Nothing in the data should change when you return it, but leave the pictures out.
--- Begin STORED DATA ---
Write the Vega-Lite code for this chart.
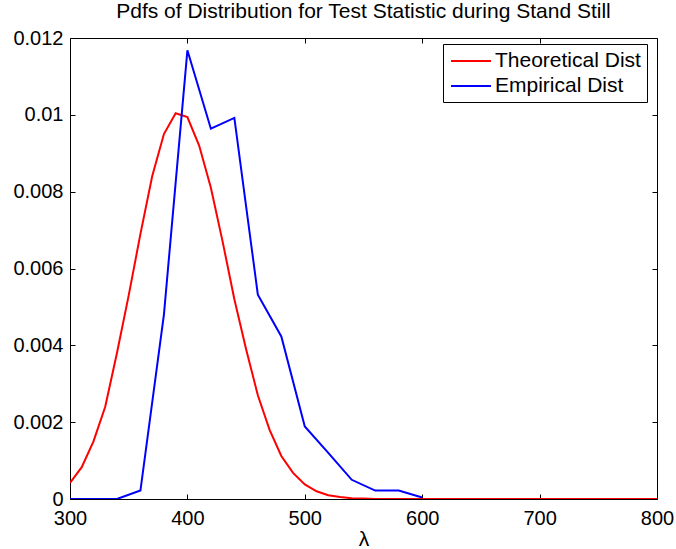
{
  "$schema": "https://vega.github.io/schema/vega-lite/v6.json",
  "autosize": "none",
  "width": 587,
  "height": 461,
  "padding": {"left": 70, "top": 38, "right": 19, "bottom": 50},
  "background": "white",
  "title": {"text": "Pdfs of Distribution for Test Statistic during Stand Still", "font": "Liberation Sans", "fontSize": 21, "fontWeight": "normal", "color": "black", "offset": 6, "anchor": "middle"},
  "config": {
    "view": {"stroke": "black", "strokeWidth": 1},
    "axis": {"labelFont": "Liberation Sans", "titleFont": "Liberation Sans", "labelFontSize": 20, "titleFontSize": 21, "labelColor": "black", "titleColor": "black", "domain": false, "grid": false, "tickColor": "black", "tickSize": 5, "tickWidth": 1, "titleFontWeight": "normal", "labelFlush": false, "labelOverlap": false}
  },
  "data": {"values": [
    {"lam": 300, "pdf": 0.00042, "series": "Theoretical Dist"},
    {"lam": 310, "pdf": 0.00083, "series": "Theoretical Dist"},
    {"lam": 320, "pdf": 0.0015, "series": "Theoretical Dist"},
    {"lam": 330, "pdf": 0.0024, "series": "Theoretical Dist"},
    {"lam": 340, "pdf": 0.0038, "series": "Theoretical Dist"},
    {"lam": 350, "pdf": 0.0053, "series": "Theoretical Dist"},
    {"lam": 360, "pdf": 0.0069, "series": "Theoretical Dist"},
    {"lam": 370, "pdf": 0.0084, "series": "Theoretical Dist"},
    {"lam": 380, "pdf": 0.0095, "series": "Theoretical Dist"},
    {"lam": 390, "pdf": 0.01004, "series": "Theoretical Dist"},
    {"lam": 400, "pdf": 0.00994, "series": "Theoretical Dist"},
    {"lam": 410, "pdf": 0.0092, "series": "Theoretical Dist"},
    {"lam": 420, "pdf": 0.0081, "series": "Theoretical Dist"},
    {"lam": 430, "pdf": 0.0067, "series": "Theoretical Dist"},
    {"lam": 440, "pdf": 0.0052, "series": "Theoretical Dist"},
    {"lam": 450, "pdf": 0.0039, "series": "Theoretical Dist"},
    {"lam": 460, "pdf": 0.0027, "series": "Theoretical Dist"},
    {"lam": 470, "pdf": 0.0018, "series": "Theoretical Dist"},
    {"lam": 480, "pdf": 0.00112, "series": "Theoretical Dist"},
    {"lam": 490, "pdf": 0.00068, "series": "Theoretical Dist"},
    {"lam": 500, "pdf": 0.00038, "series": "Theoretical Dist"},
    {"lam": 510, "pdf": 0.0002, "series": "Theoretical Dist"},
    {"lam": 520, "pdf": 0.0001, "series": "Theoretical Dist"},
    {"lam": 530, "pdf": 0.00005, "series": "Theoretical Dist"},
    {"lam": 540, "pdf": 0.00002, "series": "Theoretical Dist"},
    {"lam": 550, "pdf": 0.00001, "series": "Theoretical Dist"},
    {"lam": 560, "pdf": 0, "series": "Theoretical Dist"},
    {"lam": 600, "pdf": 0, "series": "Theoretical Dist"},
    {"lam": 700, "pdf": 0, "series": "Theoretical Dist"},
    {"lam": 800, "pdf": 0, "series": "Theoretical Dist"},
    {"lam": 300, "pdf": 0, "series": "Empirical Dist"},
    {"lam": 320, "pdf": 0, "series": "Empirical Dist"},
    {"lam": 340, "pdf": 0, "series": "Empirical Dist"},
    {"lam": 360, "pdf": 0.00022, "series": "Empirical Dist"},
    {"lam": 380, "pdf": 0.0048, "series": "Empirical Dist"},
    {"lam": 400, "pdf": 0.01168, "series": "Empirical Dist"},
    {"lam": 420, "pdf": 0.00964, "series": "Empirical Dist"},
    {"lam": 440, "pdf": 0.00992, "series": "Empirical Dist"},
    {"lam": 460, "pdf": 0.00532, "series": "Empirical Dist"},
    {"lam": 480, "pdf": 0.00423, "series": "Empirical Dist"},
    {"lam": 500, "pdf": 0.00189, "series": "Empirical Dist"},
    {"lam": 520, "pdf": 0.0012, "series": "Empirical Dist"},
    {"lam": 540, "pdf": 0.0005, "series": "Empirical Dist"},
    {"lam": 560, "pdf": 0.00022, "series": "Empirical Dist"},
    {"lam": 580, "pdf": 0.00022, "series": "Empirical Dist"},
    {"lam": 600, "pdf": 0.00004, "series": "Empirical Dist"}
  ]},
  "layer": [
    {
      "mark": {"type": "line", "strokeWidth": 2, "clip": true},
      "encoding": {
        "x": {"field": "lam", "type": "quantitative", "scale": {"domain": [300, 800], "nice": false, "zero": false}, "axis": {"orient": "bottom", "values": [300, 400, 500, 600, 700, 800], "title": "λ", "ticks": false, "labelPadding": 9, "titlePadding": 0}},
        "y": {"field": "pdf", "type": "quantitative", "scale": {"domain": [0, 0.012], "nice": false}, "axis": {"orient": "left", "values": [0, 0.002, 0.004, 0.006, 0.008, 0.01, 0.012], "format": "~g", "title": null, "ticks": false, "labelPadding": 7}},
        "color": {"field": "series", "type": "nominal", "sort": ["Theoretical Dist", "Empirical Dist"], "scale": {"domain": ["Theoretical Dist", "Empirical Dist"], "range": ["#ff0000", "#0000ff"]},
          "legend": {"title": null, "orient": "none", "legendX": 373, "legendY": 6, "strokeColor": "black", "fillColor": "white", "padding": 6, "symbolType": "M-2,0H2", "symbolSize": 400, "symbolOffset": 11, "symbolStrokeWidth": 2, "labelFont": "Liberation Sans", "labelFontSize": 21, "labelColor": "black", "rowPadding": 4, "labelOffset": 13}}
      }
    },
    {
      "mark": {"type": "point", "opacity": 0},
      "encoding": {
        "x": {"field": "lam", "type": "quantitative", "scale": {"domain": [300, 800], "nice": false, "zero": false}, "axis": {"orient": "top", "offset": -461, "values": [300, 400, 500, 600, 700, 800], "labels": false, "title": null}},
        "y": {"field": "pdf", "type": "quantitative", "scale": {"domain": [0, 0.012], "nice": false}, "axis": {"orient": "right", "offset": -587, "values": [0, 0.002, 0.004, 0.006, 0.008, 0.01, 0.012], "labels": false, "title": null}}
      }
    },
    {
      "mark": {"type": "point", "opacity": 0},
      "encoding": {
        "x": {"field": "lam", "type": "quantitative", "scale": {"domain": [300, 800], "nice": false, "zero": false}, "axis": {"orient": "bottom", "offset": -461, "values": [300, 400, 500, 600, 700, 800], "labels": false, "title": null}},
        "y": {"field": "pdf", "type": "quantitative", "scale": {"domain": [0, 0.012], "nice": false}, "axis": {"orient": "left", "offset": -587, "values": [0, 0.002, 0.004, 0.006, 0.008, 0.01, 0.012], "labels": false, "title": null}}
      }
    }
  ],
  "resolve": {"axis": {"x": "independent", "y": "independent"}}
}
--- End STORED DATA ---
RESPONSE TO THIS EXERCISE>
Write the Vega-Lite code for this chart.
{
  "$schema": "https://vega.github.io/schema/vega-lite/v6.json",
  "autosize": "none",
  "width": 587,
  "height": 461,
  "padding": {"left": 70, "top": 38, "right": 19, "bottom": 50},
  "background": "white",
  "title": {"text": "Pdfs of Distribution for Test Statistic during Stand Still", "font": "Liberation Sans", "fontSize": 21, "fontWeight": "normal", "color": "black", "offset": 6, "anchor": "middle"},
  "config": {
    "view": {"stroke": "black", "strokeWidth": 1},
    "axis": {"labelFont": "Liberation Sans", "titleFont": "Liberation Sans", "labelFontSize": 20, "titleFontSize": 21, "labelColor": "black", "titleColor": "black", "domain": false, "grid": false, "tickColor": "black", "tickSize": 5, "tickWidth": 1, "titleFontWeight": "normal", "labelFlush": false, "labelOverlap": false}
  },
  "data": {"values": [
    {"lam": 300, "pdf": 0.00042, "series": "Theoretical Dist"},
    {"lam": 310, "pdf": 0.00083, "series": "Theoretical Dist"},
    {"lam": 320, "pdf": 0.0015, "series": "Theoretical Dist"},
    {"lam": 330, "pdf": 0.0024, "series": "Theoretical Dist"},
    {"lam": 340, "pdf": 0.0038, "series": "Theoretical Dist"},
    {"lam": 350, "pdf": 0.0053, "series": "Theoretical Dist"},
    {"lam": 360, "pdf": 0.0069, "series": "Theoretical Dist"},
    {"lam": 370, "pdf": 0.0084, "series": "Theoretical Dist"},
    {"lam": 380, "pdf": 0.0095, "series": "Theoretical Dist"},
    {"lam": 390, "pdf": 0.01004, "series": "Theoretical Dist"},
    {"lam": 400, "pdf": 0.00994, "series": "Theoretical Dist"},
    {"lam": 410, "pdf": 0.0092, "series": "Theoretical Dist"},
    {"lam": 420, "pdf": 0.0081, "series": "Theoretical Dist"},
    {"lam": 430, "pdf": 0.0067, "series": "Theoretical Dist"},
    {"lam": 440, "pdf": 0.0052, "series": "Theoretical Dist"},
    {"lam": 450, "pdf": 0.0039, "series": "Theoretical Dist"},
    {"lam": 460, "pdf": 0.0027, "series": "Theoretical Dist"},
    {"lam": 470, "pdf": 0.0018, "series": "Theoretical Dist"},
    {"lam": 480, "pdf": 0.00112, "series": "Theoretical Dist"},
    {"lam": 490, "pdf": 0.00068, "series": "Theoretical Dist"},
    {"lam": 500, "pdf": 0.00038, "series": "Theoretical Dist"},
    {"lam": 510, "pdf": 0.0002, "series": "Theoretical Dist"},
    {"lam": 520, "pdf": 0.0001, "series": "Theoretical Dist"},
    {"lam": 530, "pdf": 0.00005, "series": "Theoretical Dist"},
    {"lam": 540, "pdf": 0.00002, "series": "Theoretical Dist"},
    {"lam": 550, "pdf": 0.00001, "series": "Theoretical Dist"},
    {"lam": 560, "pdf": 0, "series": "Theoretical Dist"},
    {"lam": 600, "pdf": 0, "series": "Theoretical Dist"},
    {"lam": 700, "pdf": 0, "series": "Theoretical Dist"},
    {"lam": 800, "pdf": 0, "series": "Theoretical Dist"},
    {"lam": 300, "pdf": 0, "series": "Empirical Dist"},
    {"lam": 320, "pdf": 0, "series": "Empirical Dist"},
    {"lam": 340, "pdf": 0, "series": "Empirical Dist"},
    {"lam": 360, "pdf": 0.00022, "series": "Empirical Dist"},
    {"lam": 380, "pdf": 0.0048, "series": "Empirical Dist"},
    {"lam": 400, "pdf": 0.01168, "series": "Empirical Dist"},
    {"lam": 420, "pdf": 0.00964, "series": "Empirical Dist"},
    {"lam": 440, "pdf": 0.00992, "series": "Empirical Dist"},
    {"lam": 460, "pdf": 0.00532, "series": "Empirical Dist"},
    {"lam": 480, "pdf": 0.00423, "series": "Empirical Dist"},
    {"lam": 500, "pdf": 0.00189, "series": "Empirical Dist"},
    {"lam": 520, "pdf": 0.0012, "series": "Empirical Dist"},
    {"lam": 540, "pdf": 0.0005, "series": "Empirical Dist"},
    {"lam": 560, "pdf": 0.00022, "series": "Empirical Dist"},
    {"lam": 580, "pdf": 0.00022, "series": "Empirical Dist"},
    {"lam": 600, "pdf": 0.00004, "series": "Empirical Dist"}
  ]},
  "layer": [
    {
      "mark": {"type": "line", "strokeWidth": 2, "clip": true},
      "encoding": {
        "x": {"field": "lam", "type": "quantitative", "scale": {"domain": [300, 800], "nice": false, "zero": false}, "axis": {"orient": "bottom", "values": [300, 400, 500, 600, 700, 800], "title": "λ", "ticks": false, "labelPadding": 9, "titlePadding": 0}},
        "y": {"field": "pdf", "type": "quantitative", "scale": {"domain": [0, 0.012], "nice": false}, "axis": {"orient": "left", "values": [0, 0.002, 0.004, 0.006, 0.008, 0.01, 0.012], "format": "~g", "title": null, "ticks": false, "labelPadding": 7}},
        "color": {"field": "series", "type": "nominal", "sort": ["Theoretical Dist", "Empirical Dist"], "scale": {"domain": ["Theoretical Dist", "Empirical Dist"], "range": ["#ff0000", "#0000ff"]},
          "legend": {"title": null, "orient": "none", "legendX": 373, "legendY": 6, "strokeColor": "black", "fillColor": "white", "padding": 6, "symbolType": "M-2,0H2", "symbolSize": 400, "symbolOffset": 11, "symbolStrokeWidth": 2, "labelFont": "Liberation Sans", "labelFontSize": 21, "labelColor": "black", "rowPadding": 4, "labelOffset": 13}}
      }
    },
    {
      "mark": {"type": "point", "opacity": 0},
      "encoding": {
        "x": {"field": "lam", "type": "quantitative", "scale": {"domain": [300, 800], "nice": false, "zero": false}, "axis": {"orient": "top", "offset": -461, "values": [300, 400, 500, 600, 700, 800], "labels": false, "title": null}},
        "y": {"field": "pdf", "type": "quantitative", "scale": {"domain": [0, 0.012], "nice": false}, "axis": {"orient": "right", "offset": -587, "values": [0, 0.002, 0.004, 0.006, 0.008, 0.01, 0.012], "labels": false, "title": null}}
      }
    },
    {
      "mark": {"type": "point", "opacity": 0},
      "encoding": {
        "x": {"field": "lam", "type": "quantitative", "scale": {"domain": [300, 800], "nice": false, "zero": false}, "axis": {"orient": "bottom", "offset": -461, "values": [300, 400, 500, 600, 700, 800], "labels": false, "title": null}},
        "y": {"field": "pdf", "type": "quantitative", "scale": {"domain": [0, 0.012], "nice": false}, "axis": {"orient": "left", "offset": -587, "values": [0, 0.002, 0.004, 0.006, 0.008, 0.01, 0.012], "labels": false, "title": null}}
      }
    }
  ],
  "resolve": {"axis": {"x": "independent", "y": "independent"}}
}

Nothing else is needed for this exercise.